GAF Corp. yesterday disclosed that it had purchased more than 5 percent of the stock in Union Carbide Corp., fueling speculation that the Wayne, N. J.-based firm was positioning itself for a possible takeover run at the chemical giant.
The announcement stunned Wall Street analysts and propelled Carbide stock upward 3 1/8 in heavy trading on the New York Stock Exchange. Carbide closed at 51 7/8, with the gains more than compensating for the nearly two-point drop Monday after the toxic chemical leak at Carbide's Institute, W. Va. plant.
"I'm flabbergasted, frankly," said Harvey B. Storch of Fahnestock & Co. "This would be like a minnow swallowing a whale. GAF is peanuts compared to Union Carbide. . . . They are obviously bigger gamblers than I am."
Perhaps best known for its film and photographic supplies (the company traces its lineage back to the first camera shop in America), GAF has abandoned those fields in recent years and retrenched in specialty chemicals and roofing materials. It earned $56.7 million last year on sales of $731.3 million, making it less than one-tenth the size of $9 billion-a-year Union Carbide.
But some analysts speculated that GAF Chairman Samuel J. Heyman, a Connecticut real estate magnate who gained control of the company two years ago, might be planning to make a run for Carbide in conjunction with other takeover artists such as T. Boone Pickens Jr. or Carl Icahn.
GAF spokesman Donald Heymann declined to say how many Carbide shares the company had bought, or for what price, until making a formal filing with the Securities and Exchange Commission.
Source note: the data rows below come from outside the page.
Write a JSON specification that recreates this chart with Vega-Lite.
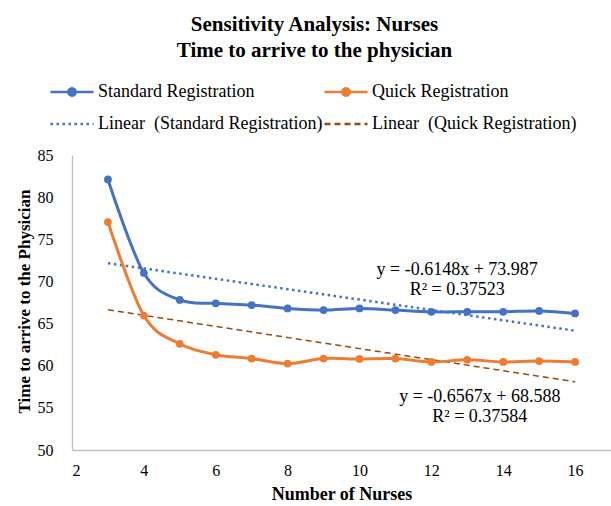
{
  "$schema": "https://vega.github.io/schema/vega-lite/v6.json",
  "width": 539,
  "height": 295,
  "autosize": {"type": "none"},
  "padding": {"left": 72, "top": 155, "right": 0, "bottom": 56},
  "background": "white",
  "config": {
    "font": "Liberation Serif",
    "view": {"stroke": null},
    "axis": {
      "domainColor": "#BFBFBF",
      "domainWidth": 1.3,
      "ticks": false,
      "grid": false,
      "labelFont": "Liberation Serif",
      "labelFontSize": 16,
      "labelColor": "#000000",
      "titleFont": "Liberation Serif",
      "titleFontSize": 18,
      "titleFontWeight": "bold",
      "titleColor": "#000000"
    },
    "legend": {"symbolStrokeWidth": 2.5, "symbolType": "stroke"}
  },
  "title": {
    "text": ["Sensitivity Analysis: Nurses", "Time to arrive to the physician"],
    "font": "Liberation Serif",
    "fontSize": 21,
    "fontWeight": "bold",
    "color": "#000000",
    "anchor": "middle",
    "dx": -27,
    "offset": 8,
    "lineHeight": 26
  },
  "datasets": {
    "main": [
      {"x": 3, "y": 82.1, "series": "Standard Registration", "trend": "Linear\u00a0 (Standard Registration)"},
      {"x": 4, "y": 71.0, "series": "Standard Registration", "trend": "Linear\u00a0 (Standard Registration)"},
      {"x": 5, "y": 67.8, "series": "Standard Registration", "trend": "Linear\u00a0 (Standard Registration)"},
      {"x": 6, "y": 67.4, "series": "Standard Registration", "trend": "Linear\u00a0 (Standard Registration)"},
      {"x": 7, "y": 67.2, "series": "Standard Registration", "trend": "Linear\u00a0 (Standard Registration)"},
      {"x": 8, "y": 66.8, "series": "Standard Registration", "trend": "Linear\u00a0 (Standard Registration)"},
      {"x": 9, "y": 66.6, "series": "Standard Registration", "trend": "Linear\u00a0 (Standard Registration)"},
      {"x": 10, "y": 66.8, "series": "Standard Registration", "trend": "Linear\u00a0 (Standard Registration)"},
      {"x": 11, "y": 66.6, "series": "Standard Registration", "trend": "Linear\u00a0 (Standard Registration)"},
      {"x": 12, "y": 66.4, "series": "Standard Registration", "trend": "Linear\u00a0 (Standard Registration)"},
      {"x": 13, "y": 66.4, "series": "Standard Registration", "trend": "Linear\u00a0 (Standard Registration)"},
      {"x": 14, "y": 66.4, "series": "Standard Registration", "trend": "Linear\u00a0 (Standard Registration)"},
      {"x": 15, "y": 66.5, "series": "Standard Registration", "trend": "Linear\u00a0 (Standard Registration)"},
      {"x": 16, "y": 66.2, "series": "Standard Registration", "trend": "Linear\u00a0 (Standard Registration)"},
      {"x": 3, "y": 77.05, "series": "Quick Registration", "trend": "Linear\u00a0 (Quick Registration)"},
      {"x": 4, "y": 65.95, "series": "Quick Registration", "trend": "Linear\u00a0 (Quick Registration)"},
      {"x": 5, "y": 62.6, "series": "Quick Registration", "trend": "Linear\u00a0 (Quick Registration)"},
      {"x": 6, "y": 61.3, "series": "Quick Registration", "trend": "Linear\u00a0 (Quick Registration)"},
      {"x": 7, "y": 60.85, "series": "Quick Registration", "trend": "Linear\u00a0 (Quick Registration)"},
      {"x": 8, "y": 60.25, "series": "Quick Registration", "trend": "Linear\u00a0 (Quick Registration)"},
      {"x": 9, "y": 60.85, "series": "Quick Registration", "trend": "Linear\u00a0 (Quick Registration)"},
      {"x": 10, "y": 60.8, "series": "Quick Registration", "trend": "Linear\u00a0 (Quick Registration)"},
      {"x": 11, "y": 60.85, "series": "Quick Registration", "trend": "Linear\u00a0 (Quick Registration)"},
      {"x": 12, "y": 60.45, "series": "Quick Registration", "trend": "Linear\u00a0 (Quick Registration)"},
      {"x": 13, "y": 60.7, "series": "Quick Registration", "trend": "Linear\u00a0 (Quick Registration)"},
      {"x": 14, "y": 60.45, "series": "Quick Registration", "trend": "Linear\u00a0 (Quick Registration)"},
      {"x": 15, "y": 60.55, "series": "Quick Registration", "trend": "Linear\u00a0 (Quick Registration)"},
      {"x": 16, "y": 60.45, "series": "Quick Registration", "trend": "Linear\u00a0 (Quick Registration)"}
    ],
    "notes": [
      {"label": "y = -0.6148x + 73.987\nR² = 0.37523", "lx": 12.72, "ly": 71.3},
      {"label": "y = -0.6567x + 68.588\nR² = 0.37584", "lx": 13.35, "ly": 56.3}
    ]
  },
  "layer": [
    {
      "data": {"name": "main"},
      "transform": [
        {"filter": "datum.series === 'Standard Registration'"},
        {"regression": "y", "on": "x", "groupby": ["trend"]}
      ],
      "mark": {"type": "line", "strokeWidth": 2.5},
      "encoding": {
        "x": {"field": "x", "type": "quantitative", "scale": {"domain": [2, 17], "nice": false, "zero": false},
              "axis": {"values": [2, 4, 6, 8, 10, 12, 14, 16], "title": "Number of Nurses", "labelPadding": 12, "titleBaseline": "middle", "titleY": 44}},
        "y": {"field": "y", "type": "quantitative", "scale": {"domain": [50, 85], "nice": false, "zero": false},
              "axis": {"values": [50, 55, 60, 65, 70, 75, 80, 85], "title": "Time to arrive to the Physician", "titleFontSize": 17, "labelPadding": 19, "titleX": -48, "titleY": 146, "titleAngle": -90, "titleAlign": "center", "titleBaseline": "middle"}},
        "color": {
          "field": "trend", "type": "nominal",
          "scale": {
            "domain": ["Standard Registration", "Quick Registration", "Linear\u00a0 (Standard Registration)", "Linear\u00a0 (Quick Registration)"],
            "range": ["#4472C4", "#ED7D31", "#4472C4", "#9E480E"]
          },
          "legend": {
            "title": null,
            "orient": "none",
            "direction": "horizontal",
            "legendX": -23,
            "legendY": -86,
            "columns": 2,
            "columnPadding": -6,
            "rowPadding": 0,
            "padding": 0,
            "symbolSize": 1849,
            "symbolType": "stroke",
            "symbolStrokeWidth": 2.5,
            "labelOffset": 3,
            "labelFont": "Liberation Serif",
            "labelFontSize": 18,
            "labelColor": "#000000",
            "labelLimit": 400,
            "encode": {
              "symbols": {
                "update": {
                  "shape": {"signal": "indexof(datum.label, 'Linear') === 0 ? 'stroke' : 'M-1,0L1,0M0.17,0A0.17,0.17,0,1,1,-0.17,0A0.17,0.17,0,1,1,0.17,0'"},
                  "fill": {"signal": "datum.label === 'Standard Registration' ? '#4472C4' : (datum.label === 'Quick Registration' ? '#ED7D31' : 'transparent')"}
                }
              }
            }
          }
        },
        "strokeDash": {
          "field": "trend", "type": "nominal",
          "scale": {
            "domain": ["Standard Registration", "Quick Registration", "Linear\u00a0 (Standard Registration)", "Linear\u00a0 (Quick Registration)"],
            "range": [[1, 0], [1, 0], [2.5, 3.5], [6, 4]]
          }
        }
      }
    },
    {
      "data": {"name": "main"},
      "transform": [
        {"filter": "datum.series === 'Quick Registration'"},
        {"regression": "y", "on": "x", "groupby": ["trend"]}
      ],
      "mark": {"type": "line", "strokeWidth": 1.5},
      "encoding": {
        "x": {"field": "x", "type": "quantitative"},
        "y": {"field": "y", "type": "quantitative"},
        "color": {"field": "trend", "type": "nominal"},
        "strokeDash": {"field": "trend", "type": "nominal"}
      }
    },
    {
      "data": {"name": "main"},
      "mark": {"type": "line", "strokeWidth": 3, "interpolate": "cardinal"},
      "encoding": {
        "x": {"field": "x", "type": "quantitative"},
        "y": {"field": "y", "type": "quantitative"},
        "color": {"field": "series", "type": "nominal"},
        "detail": {"field": "series"}
      }
    },
    {
      "data": {"name": "main"},
      "mark": {"type": "point", "filled": true, "opacity": 1, "size": 60},
      "encoding": {
        "x": {"field": "x", "type": "quantitative"},
        "y": {"field": "y", "type": "quantitative"},
        "color": {"field": "series", "type": "nominal"}
      }
    },
    {
      "data": {"name": "notes"},
      "mark": {"type": "text", "align": "center", "baseline": "middle", "lineBreak": "\n", "lineHeight": 20, "font": "Liberation Serif", "fontSize": 18, "color": "#000000"},
      "encoding": {
        "x": {"field": "lx", "type": "quantitative"},
        "y": {"field": "ly", "type": "quantitative"},
        "text": {"field": "label"}
      }
    }
  ]
}
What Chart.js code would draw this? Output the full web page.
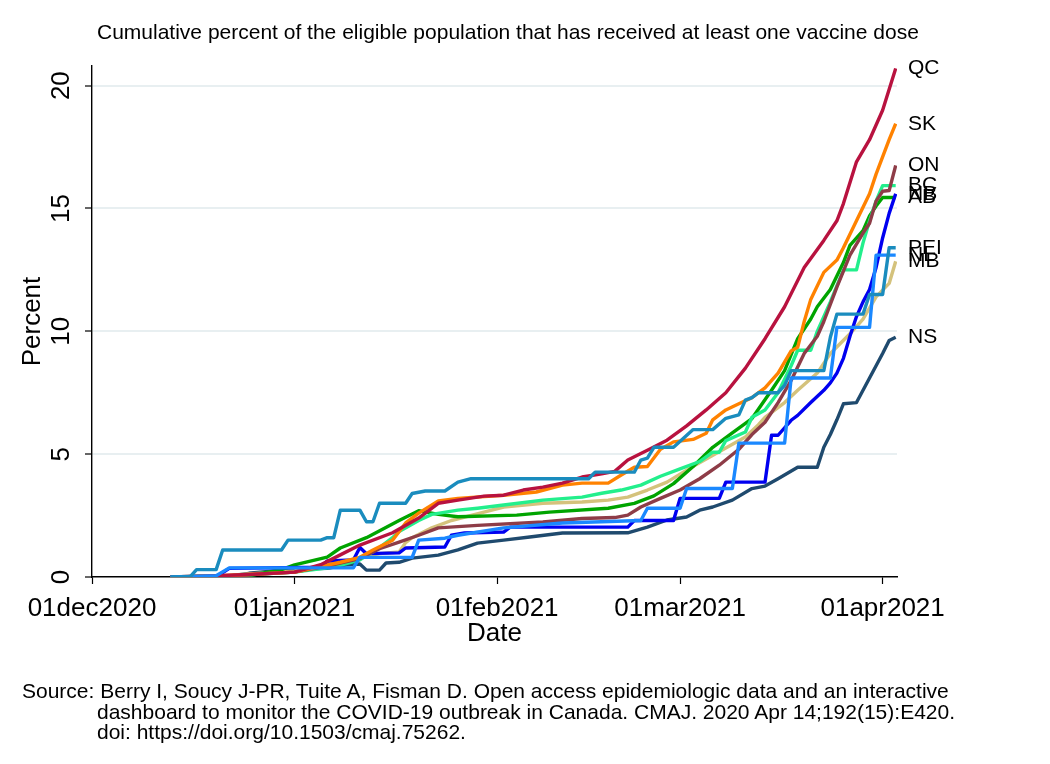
<!DOCTYPE html>
<html>
<head>
<meta charset="utf-8">
<title>Cumulative vaccine coverage by province</title>
<script src="https://cdn.jsdelivr.net/npm/chart.js@4.4.1/dist/chart.umd.min.js"></script>
<style>
  html, body { margin: 0; padding: 0; background: #fff; }
  #wrap { position: relative; width: 1050px; height: 764px; font-family: 'Liberation Sans', Arial, sans-serif; color: #000; }
  #chart { position: absolute; left: 0; top: 0; }
  #title { position: absolute; left: 97px; top: 19px; font-size: 21px; line-height: 26px; white-space: nowrap; }
  #source { position: absolute; left: 22px; top: 681px; font-size: 21px; line-height: 20.5px; padding-left: 75px; text-indent: -75px; white-space: nowrap; }
</style>
</head>
<body>
<div id="wrap">
  <canvas id="chart" width="1050" height="764"></canvas>
  <div id="title">Cumulative percent of the eligible population that has received at least one vaccine dose</div>
  <div id="source">Source: Berry I, Soucy J-PR, Tuite A, Fisman D. Open access epidemiologic data and an interactive<br>dashboard to monitor the COVID-19 outbreak in Canada. CMAJ. 2020 Apr 14;192(15):E420.<br>doi: https://doi.org/10.1503/cmaj.75262.</div>
</div>
<script>
// x values are days counted from 01dec2020
const tickDays = [0, 31, 62, 90, 121];
const tickLabels = ['01dec2020', '01jan2021', '01feb2021', '01mar2021', '01apr2021'];
const yTicks = [0, 5, 10, 15, 20];

const provinces = ['QC', 'SK', 'ON', 'BC', 'NB', 'AB', 'PEI', 'NL', 'MB', 'NS'];

// [day, percent]
const qc = [[12,0],[17,0.03],[24,0.1],[31,0.2],[35,0.5],[38,0.9],[41,1.3],[46,1.8],[50,2.4],[53,3.0],[56,3.13],[60,3.29],[63,3.33],[66,3.54],[69,3.66],[72,3.82],[75,4.07],[78,4.2],[80,4.3],[82,4.76],[85,5.16],[88,5.57],[91,6.15],[94,6.8],[97,7.5],[100,8.5],[103,9.7],[106,11.0],[109,12.6],[112,13.7],[114,14.5],[115,15.2],[117,16.9],[119,17.8],[121,19.0],[123,20.7]];
const sk = [[12,0],[20,0.05],[31,0.2],[38,0.6],[41,0.8],[43,1.1],[46,1.5],[48,2.2],[50,2.6],[53,3.1],[56,3.2],[63,3.33],[68,3.46],[72,3.74],[75,3.82],[79,3.82],[81,4.15],[83,4.47],[85,4.5],[87,5.2],[89,5.5],[92,5.6],[94,5.85],[95,6.4],[97,6.8],[99,7.05],[101,7.3],[103,7.7],[105,8.3],[107,9.2],[108,9.35],[109,10.4],[110,11.3],[112,12.4],[114,12.9],[115,13.4],[117,14.5],[119,15.6],[120,16.4],[122,17.8],[123,18.45]];
const on = [[12,0],[20,0.03],[31,0.2],[37,0.5],[41,0.75],[44,1.15],[47,1.42],[50,1.7],[53,2.0],[59,2.1],[69,2.24],[75,2.38],[80,2.42],[82,2.52],[84,2.85],[87,3.2],[90,3.54],[93,4.0],[96,4.55],[99,5.2],[101,5.8],[103,6.3],[105,7.1],[107,8.0],[109,9.1],[111,9.8],[112,10.4],[114,11.8],[116,13.1],[118,14.0],[119,14.4],[120,15.3],[121,15.7],[122,15.73],[123,16.75]];
const bc = [[12,0],[20,0.03],[31,0.2],[37,0.4],[41,0.7],[44,1.2],[46,1.6],[47,1.85],[50,2.3],[52,2.55],[56,2.72],[59,2.8],[63,2.93],[69,3.13],[75,3.25],[78,3.41],[81,3.54],[84,3.74],[87,4.1],[90,4.4],[93,4.7],[95,5.08],[96,5.08],[97,5.55],[100,5.9],[101,6.5],[103,6.8],[105,7.5],[107,8.6],[108,9.23],[110,9.23],[111,10.0],[113,11.2],[115,12.5],[117,12.5],[118,13.6],[119,14.5],[120,15.3],[121,15.93],[123,15.93]];
const nb = [[12,0],[19,0],[21,0.35],[35,0.4],[36,0.65],[40,0.69],[41,1.2],[42,0.95],[47,0.98],[48,1.18],[54,1.22],[55,1.7],[57,1.79],[63,1.83],[64,2.03],[82,2.03],[83,2.3],[89,2.3],[90,3.2],[96,3.2],[97,3.86],[103,3.86],[104,5.77],[105,5.77],[107,6.38],[108,6.58],[110,7.1],[112,7.6],[113,7.9],[114,8.3],[115,8.9],[116,9.8],[117,10.6],[118,11.2],[119,11.7],[120,12.6],[121,13.8],[122,14.8],[123,15.6]];
const ab = [[12,0],[24,0.05],[29,0.3],[31,0.49],[36,0.81],[38,1.18],[42,1.6],[47,2.3],[50,2.7],[53,2.55],[56,2.45],[65,2.52],[70,2.64],[79,2.8],[83,3.0],[86,3.3],[89,3.8],[92,4.5],[95,5.28],[98,5.87],[101,6.45],[104,7.6],[106,8.4],[108,9.7],[110,10.5],[111,11.0],[113,11.7],[115,12.8],[116,13.5],[118,14.1],[119,14.7],[120,15.1],[121,15.45],[123,15.45]];
const pei = [[12,0],[15,0],[16,0.3],[19,0.3],[20,1.1],[29,1.1],[30,1.5],[35,1.5],[36,1.6],[37,1.6],[38,2.72],[41,2.72],[42,2.25],[43,2.25],[44,3.0],[48,3.0],[49,3.4],[51,3.5],[54,3.5],[56,3.86],[58,4.0],[76,4.0],[77,4.27],[83,4.27],[84,4.76],[85,4.84],[86,5.28],[89,5.28],[92,6.0],[95,6.0],[97,6.46],[99,6.6],[100,7.2],[101,7.3],[102,7.5],[105,7.5],[106,7.8],[107,8.4],[112,8.4],[113,9.76],[114,10.7],[118,10.7],[119,11.5],[121,11.5],[122,13.4],[123,13.4]];
const nl = [[12,0],[19,0.05],[21,0.37],[40,0.37],[41,0.8],[49,0.8],[50,1.5],[54,1.58],[56,1.7],[63,2.0],[72,2.2],[84,2.3],[85,2.8],[90,2.8],[91,3.6],[98,3.6],[99,5.45],[106,5.45],[107,8.1],[113,8.1],[114,10.16],[119,10.16],[120,13.1],[123,13.1]];
const mb = [[12,0],[20,0.05],[31,0.25],[38,0.6],[44,0.95],[47,1.02],[48,1.4],[49,1.6],[52,2.0],[55,2.3],[60,2.64],[63,2.85],[69,3.0],[75,3.05],[79,3.13],[82,3.25],[85,3.54],[88,3.86],[91,4.35],[94,4.8],[97,5.25],[100,5.7],[102,6.2],[103,6.5],[106,7.1],[108,7.6],[111,8.3],[113,9.1],[116,9.9],[118,10.5],[120,11.4],[122,11.95],[123,12.85]];
const ns = [[12,0],[20,0],[24,0.15],[30,0.3],[36,0.35],[39,0.5],[41,0.53],[42,0.28],[44,0.28],[45,0.57],[47,0.6],[49,0.77],[53,0.89],[56,1.1],[59,1.38],[63,1.5],[67,1.63],[72,1.79],[82,1.8],[85,2.03],[88,2.32],[91,2.44],[93,2.72],[95,2.85],[98,3.13],[101,3.6],[103,3.7],[105,4.0],[108,4.47],[111,4.47],[112,5.28],[113,5.8],[114,6.4],[115,7.05],[117,7.1],[119,8.1],[121,9.1],[122,9.63],[123,9.76]];

const series = [qc, sk, on, bc, nb, ab, pei, nl, mb, ns];
const colors = ['#b8123f', '#ff8200', '#8e3c47', '#22ef8c', '#0000f0', '#00a400', '#1a8cbe', '#1a88ff', '#d4c27c', '#1f4a6e'];
// PEI and NL sit on top of the others
const drawOrder = [2, 3, 4, 5, 6, 7, 0, 1, 8, 9];

const FONT = "'Liberation Sans', Arial, sans-serif";

const sideText = {
  id: 'sideText',
  afterDraw(chart) {
    const { ctx, chartArea, scales } = chart;
    ctx.save();
    ctx.fillStyle = '#000';
    // vertical y tick labels
    ctx.font = '26px ' + FONT;
    ctx.textAlign = 'center';
    ctx.textBaseline = 'middle';
    yTicks.forEach(v => {
      const py = scales.y.getPixelForValue(v);
      ctx.save();
      ctx.translate(scales.y.right - 30, py);
      ctx.rotate(-Math.PI / 2);
      ctx.fillText(String(v), 0, 0);
      ctx.restore();
    });
    // province name at the end of each line
    ctx.font = '21px ' + FONT;
    ctx.textAlign = 'left';
    chart.data.datasets.forEach((ds, i) => {
      const pts = chart.getDatasetMeta(i).data;
      const last = pts[pts.length - 1];
      ctx.fillText(ds.label, chartArea.right + 11, last.y);
    });
    ctx.restore();
  }
};

Chart.defaults.font.family = FONT;
Chart.defaults.color = '#000';

new Chart(document.getElementById('chart'), {
  type: 'line',
  data: {
    datasets: provinces.map((p, i) => ({
      label: p,
      data: series[i].map(([x, y]) => ({ x, y })),
      borderColor: colors[i],
      borderWidth: 3.4,
      pointRadius: 0,
      fill: false,
      tension: 0,
      borderJoinStyle: 'round',
      order: drawOrder[i]
    }))
  },
  options: {
    responsive: false,
    animation: false,
    layout: { padding: { left: 0, top: 66, right: 153, bottom: 114.4 } },
    plugins: {
      legend: { display: false },
      tooltip: { enabled: false }
    },
    scales: {
      x: {
        type: 'linear',
        min: 0,
        max: 123.2,
        afterBuildTicks: s => { s.ticks = tickDays.map(v => ({ value: v })); },
        afterFit: s => { s.height = 72.6; },
        ticks: {
          autoSkip: false,
          maxRotation: 0,
          minRotation: 0,
          padding: 9,
          font: { size: 26 },
          callback: v => tickLabels[tickDays.indexOf(v)]
        },
        grid: { drawOnChartArea: false, tickLength: 7, tickColor: '#000', tickWidth: 1.2 },
        border: { display: true, color: '#000', width: 1.4 },
        title: { display: true, text: 'Date', font: { size: 26 }, padding: 0 }
      },
      y: {
        min: 0,
        max: 20.8,
        afterBuildTicks: s => { s.ticks = yTicks.map(v => ({ value: v })); },
        afterFit: s => { s.width = 92; },
        ticks: { display: false },
        grid: {
          color: c => (c.tick && c.tick.value === 0 ? 'rgba(0,0,0,0)' : '#e8eff1'),
          lineWidth: 2,
          tickLength: 7,
          tickColor: '#000',
          tickWidth: 1.2
        },
        border: { display: true, color: '#000', width: 1.4 },
        title: { display: true, text: 'Percent', font: { size: 26 }, padding: { top: 17.4, bottom: 0 } }
      }
    }
  },
  plugins: [sideText]
});
</script>
</body>
</html>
Carbide currently has about 70.4 million common shares outstanding, giving it a market valuation of $3.67 billion. With 5 percent of the stock, GAF would own at least 3.5 million shares.
Although there have been rumors for months that Carbide was a potential takeover candidate, there were no concrete moves until yesterday. At least part of the reason is the avalanche of litigation facing Carbide as a result of last December's toxic chemical leak at Bhopal, India, which killed an estimated 2,000 and injured 200,000.
Until recently, some analysts had believed Carbide was making headway in recovering from the Bhopal disaster and that the company might escape relatively unscathed if it could reach a quick settlement with the Indian government.
But last week, lawyers in the case disclosed that negotiations aimed at a settlement had broken down and there were no further meetings scheduled. Then came Sunday's gas leak at Institute, which injured more than 142 people.
The Institute incident was widely interpreted as a public relations disaster for Carbide, puncturing holes in the company's public statements that a Bhopal-type incident couldn't happen here. More significantly, some lawyers in the case said it would strengthen the hand of the Indian government and other Bhopal plaintiffs, who recently filed a motion in federal court in New York to begin early discovery in the case.
Last January, with Carbide's stock depressed because of Bhopal, an investment group including the Bass Brothers, the wealthy Texas-based investors, had acquired a 5.4 percent stake in Carbide. But the group subsequently sold off shares, reporting that it had lowered its position to 3.5 percent of the company.
One widely discussed scenario is that Heyman and other outside investors hoped to gain control of Carbide and then sell off a large portion of its assets, whose combined book values exceed Carbide's currently depressed stock price. Some analysts said Carbide may have been attempting to head off just such a threat last month when it reshuffled its top management, naming president and chief operating officer Alec Flamm as vice chairman but removing him from control over day-to-day operations.
There also was speculation that Carbide, which has been suffering from depressed earnings, might be moving to cut its worldwide work force of 98,000 and shed some of its petrochemical operations.
A Carbide spokesman at company headquarters in Danbury, Conn., declined to make any comment about yesterday's developments.